--- start of DATA BLOCK ---
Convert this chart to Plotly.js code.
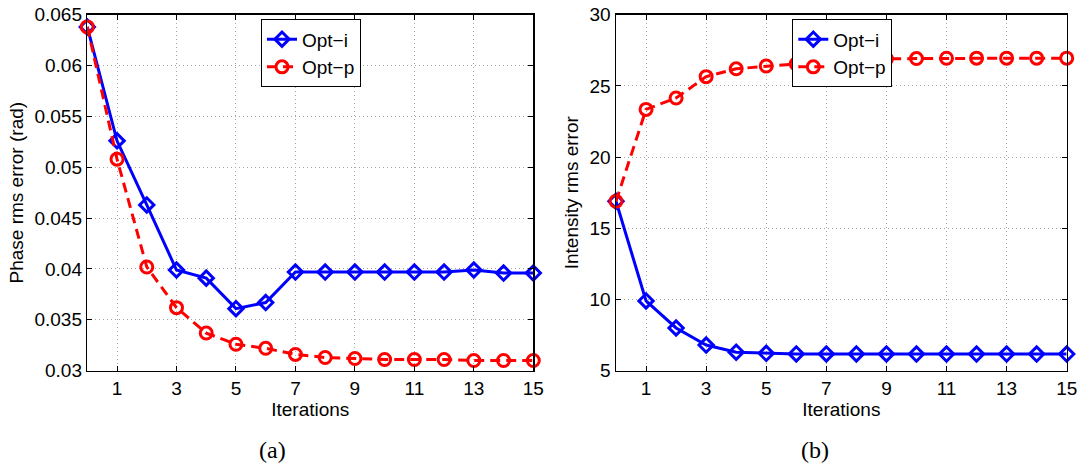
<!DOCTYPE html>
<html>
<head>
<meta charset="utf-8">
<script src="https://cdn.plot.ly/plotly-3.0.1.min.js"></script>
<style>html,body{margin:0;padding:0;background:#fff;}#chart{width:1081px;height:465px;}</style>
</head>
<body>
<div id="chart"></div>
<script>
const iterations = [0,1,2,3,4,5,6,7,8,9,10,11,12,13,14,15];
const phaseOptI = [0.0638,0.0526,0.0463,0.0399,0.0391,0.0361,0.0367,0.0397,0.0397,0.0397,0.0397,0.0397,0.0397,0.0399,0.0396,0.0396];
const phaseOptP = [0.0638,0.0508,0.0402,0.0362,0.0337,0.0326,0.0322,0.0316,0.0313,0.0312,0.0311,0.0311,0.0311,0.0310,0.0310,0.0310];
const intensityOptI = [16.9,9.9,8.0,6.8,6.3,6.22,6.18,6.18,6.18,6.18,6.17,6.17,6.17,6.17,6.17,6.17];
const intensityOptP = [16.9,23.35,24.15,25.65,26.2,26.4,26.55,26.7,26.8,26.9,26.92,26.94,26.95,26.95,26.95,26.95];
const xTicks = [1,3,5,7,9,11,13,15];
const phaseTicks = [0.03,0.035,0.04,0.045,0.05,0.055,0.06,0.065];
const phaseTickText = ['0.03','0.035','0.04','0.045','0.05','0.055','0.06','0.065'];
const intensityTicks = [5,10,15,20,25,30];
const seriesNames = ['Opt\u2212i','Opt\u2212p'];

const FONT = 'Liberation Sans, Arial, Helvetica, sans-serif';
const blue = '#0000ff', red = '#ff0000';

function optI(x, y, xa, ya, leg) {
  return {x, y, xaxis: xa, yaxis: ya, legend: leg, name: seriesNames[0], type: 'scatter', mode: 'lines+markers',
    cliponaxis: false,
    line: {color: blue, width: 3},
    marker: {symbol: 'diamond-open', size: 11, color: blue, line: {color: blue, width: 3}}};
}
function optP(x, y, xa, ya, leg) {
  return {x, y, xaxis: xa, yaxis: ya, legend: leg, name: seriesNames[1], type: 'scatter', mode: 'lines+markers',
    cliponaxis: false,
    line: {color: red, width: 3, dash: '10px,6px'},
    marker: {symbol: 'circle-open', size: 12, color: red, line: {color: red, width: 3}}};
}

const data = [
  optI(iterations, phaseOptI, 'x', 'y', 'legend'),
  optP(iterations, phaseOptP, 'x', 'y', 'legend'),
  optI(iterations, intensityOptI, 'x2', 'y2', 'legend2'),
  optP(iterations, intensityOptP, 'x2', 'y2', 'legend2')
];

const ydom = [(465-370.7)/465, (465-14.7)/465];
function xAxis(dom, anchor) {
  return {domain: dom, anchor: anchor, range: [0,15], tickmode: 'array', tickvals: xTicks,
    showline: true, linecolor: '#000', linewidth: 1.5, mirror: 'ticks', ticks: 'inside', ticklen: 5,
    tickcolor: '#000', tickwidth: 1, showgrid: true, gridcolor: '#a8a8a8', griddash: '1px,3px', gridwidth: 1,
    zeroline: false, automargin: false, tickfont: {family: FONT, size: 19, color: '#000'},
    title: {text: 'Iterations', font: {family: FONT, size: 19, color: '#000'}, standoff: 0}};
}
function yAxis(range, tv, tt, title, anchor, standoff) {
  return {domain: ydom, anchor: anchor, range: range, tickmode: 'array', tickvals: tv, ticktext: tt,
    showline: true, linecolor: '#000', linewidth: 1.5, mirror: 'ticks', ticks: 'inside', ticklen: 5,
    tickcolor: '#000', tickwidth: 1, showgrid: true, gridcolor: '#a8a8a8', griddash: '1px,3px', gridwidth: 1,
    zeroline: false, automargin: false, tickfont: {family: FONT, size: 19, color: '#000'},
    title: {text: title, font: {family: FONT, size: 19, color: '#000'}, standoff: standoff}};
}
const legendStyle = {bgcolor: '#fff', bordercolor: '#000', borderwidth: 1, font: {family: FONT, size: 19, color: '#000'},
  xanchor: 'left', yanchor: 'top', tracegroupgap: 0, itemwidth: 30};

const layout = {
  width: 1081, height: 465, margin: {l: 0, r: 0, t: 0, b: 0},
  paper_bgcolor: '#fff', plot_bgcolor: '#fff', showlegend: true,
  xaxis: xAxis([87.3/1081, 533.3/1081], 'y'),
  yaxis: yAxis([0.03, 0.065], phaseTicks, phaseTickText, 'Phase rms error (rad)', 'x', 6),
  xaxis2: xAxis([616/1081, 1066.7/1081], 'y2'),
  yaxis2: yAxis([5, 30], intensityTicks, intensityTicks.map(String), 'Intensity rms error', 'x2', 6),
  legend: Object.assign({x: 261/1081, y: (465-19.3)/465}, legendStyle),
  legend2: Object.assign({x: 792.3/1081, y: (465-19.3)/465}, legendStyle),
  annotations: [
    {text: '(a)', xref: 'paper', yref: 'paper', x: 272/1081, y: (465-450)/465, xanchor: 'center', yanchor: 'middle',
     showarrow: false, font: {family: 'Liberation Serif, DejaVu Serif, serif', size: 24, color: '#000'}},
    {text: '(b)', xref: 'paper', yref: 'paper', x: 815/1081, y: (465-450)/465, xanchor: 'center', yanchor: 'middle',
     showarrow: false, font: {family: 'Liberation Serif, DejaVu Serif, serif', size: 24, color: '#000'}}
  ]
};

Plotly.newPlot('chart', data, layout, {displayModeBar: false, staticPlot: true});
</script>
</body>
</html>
--- end of DATA BLOCK ---
#### [DESCRIPTION OF THE TASK]
Reproduce every line above as written, skipping pictures.

#### [TASK OUTPUT]
Convert this chart to Plotly.js code.
<!DOCTYPE html>
<html>
<head>
<meta charset="utf-8">
<script src="https://cdn.plot.ly/plotly-3.0.1.min.js"></script>
<style>html,body{margin:0;padding:0;background:#fff;}#chart{width:1081px;height:465px;}</style>
</head>
<body>
<div id="chart"></div>
<script>
const iterations = [0,1,2,3,4,5,6,7,8,9,10,11,12,13,14,15];
const phaseOptI = [0.0638,0.0526,0.0463,0.0399,0.0391,0.0361,0.0367,0.0397,0.0397,0.0397,0.0397,0.0397,0.0397,0.0399,0.0396,0.0396];
const phaseOptP = [0.0638,0.0508,0.0402,0.0362,0.0337,0.0326,0.0322,0.0316,0.0313,0.0312,0.0311,0.0311,0.0311,0.0310,0.0310,0.0310];
const intensityOptI = [16.9,9.9,8.0,6.8,6.3,6.22,6.18,6.18,6.18,6.18,6.17,6.17,6.17,6.17,6.17,6.17];
const intensityOptP = [16.9,23.35,24.15,25.65,26.2,26.4,26.55,26.7,26.8,26.9,26.92,26.94,26.95,26.95,26.95,26.95];
const xTicks = [1,3,5,7,9,11,13,15];
const phaseTicks = [0.03,0.035,0.04,0.045,0.05,0.055,0.06,0.065];
const phaseTickText = ['0.03','0.035','0.04','0.045','0.05','0.055','0.06','0.065'];
const intensityTicks = [5,10,15,20,25,30];
const seriesNames = ['Opt\u2212i','Opt\u2212p'];

const FONT = 'Liberation Sans, Arial, Helvetica, sans-serif';
const blue = '#0000ff', red = '#ff0000';

function optI(x, y, xa, ya, leg) {
  return {x, y, xaxis: xa, yaxis: ya, legend: leg, name: seriesNames[0], type: 'scatter', mode: 'lines+markers',
    cliponaxis: false,
    line: {color: blue, width: 3},
    marker: {symbol: 'diamond-open', size: 11, color: blue, line: {color: blue, width: 3}}};
}
function optP(x, y, xa, ya, leg) {
  return {x, y, xaxis: xa, yaxis: ya, legend: leg, name: seriesNames[1], type: 'scatter', mode: 'lines+markers',
    cliponaxis: false,
    line: {color: red, width: 3, dash: '10px,6px'},
    marker: {symbol: 'circle-open', size: 12, color: red, line: {color: red, width: 3}}};
}

const data = [
  optI(iterations, phaseOptI, 'x', 'y', 'legend'),
  optP(iterations, phaseOptP, 'x', 'y', 'legend'),
  optI(iterations, intensityOptI, 'x2', 'y2', 'legend2'),
  optP(iterations, intensityOptP, 'x2', 'y2', 'legend2')
];

const ydom = [(465-370.7)/465, (465-14.7)/465];
function xAxis(dom, anchor) {
  return {domain: dom, anchor: anchor, range: [0,15], tickmode: 'array', tickvals: xTicks,
    showline: true, linecolor: '#000', linewidth: 1.5, mirror: 'ticks', ticks: 'inside', ticklen: 5,
    tickcolor: '#000', tickwidth: 1, showgrid: true, gridcolor: '#a8a8a8', griddash: '1px,3px', gridwidth: 1,
    zeroline: false, automargin: false, tickfont: {family: FONT, size: 19, color: '#000'},
    title: {text: 'Iterations', font: {family: FONT, size: 19, color: '#000'}, standoff: 0}};
}
function yAxis(range, tv, tt, title, anchor, standoff) {
  return {domain: ydom, anchor: anchor, range: range, tickmode: 'array', tickvals: tv, ticktext: tt,
    showline: true, linecolor: '#000', linewidth: 1.5, mirror: 'ticks', ticks: 'inside', ticklen: 5,
    tickcolor: '#000', tickwidth: 1, showgrid: true, gridcolor: '#a8a8a8', griddash: '1px,3px', gridwidth: 1,
    zeroline: false, automargin: false, tickfont: {family: FONT, size: 19, color: '#000'},
    title: {text: title, font: {family: FONT, size: 19, color: '#000'}, standoff: standoff}};
}
const legendStyle = {bgcolor: '#fff', bordercolor: '#000', borderwidth: 1, font: {family: FONT, size: 19, color: '#000'},
  xanchor: 'left', yanchor: 'top', tracegroupgap: 0, itemwidth: 30};

const layout = {
  width: 1081, height: 465, margin: {l: 0, r: 0, t: 0, b: 0},
  paper_bgcolor: '#fff', plot_bgcolor: '#fff', showlegend: true,
  xaxis: xAxis([87.3/1081, 533.3/1081], 'y'),
  yaxis: yAxis([0.03, 0.065], phaseTicks, phaseTickText, 'Phase rms error (rad)', 'x', 6),
  xaxis2: xAxis([616/1081, 1066.7/1081], 'y2'),
  yaxis2: yAxis([5, 30], intensityTicks, intensityTicks.map(String), 'Intensity rms error', 'x2', 6),
  legend: Object.assign({x: 261/1081, y: (465-19.3)/465}, legendStyle),
  legend2: Object.assign({x: 792.3/1081, y: (465-19.3)/465}, legendStyle),
  annotations: [
    {text: '(a)', xref: 'paper', yref: 'paper', x: 272/1081, y: (465-450)/465, xanchor: 'center', yanchor: 'middle',
     showarrow: false, font: {family: 'Liberation Serif, DejaVu Serif, serif', size: 24, color: '#000'}},
    {text: '(b)', xref: 'paper', yref: 'paper', x: 815/1081, y: (465-450)/465, xanchor: 'center', yanchor: 'middle',
     showarrow: false, font: {family: 'Liberation Serif, DejaVu Serif, serif', size: 24, color: '#000'}}
  ]
};

Plotly.newPlot('chart', data, layout, {displayModeBar: false, staticPlot: true});
</script>
</body>
</html>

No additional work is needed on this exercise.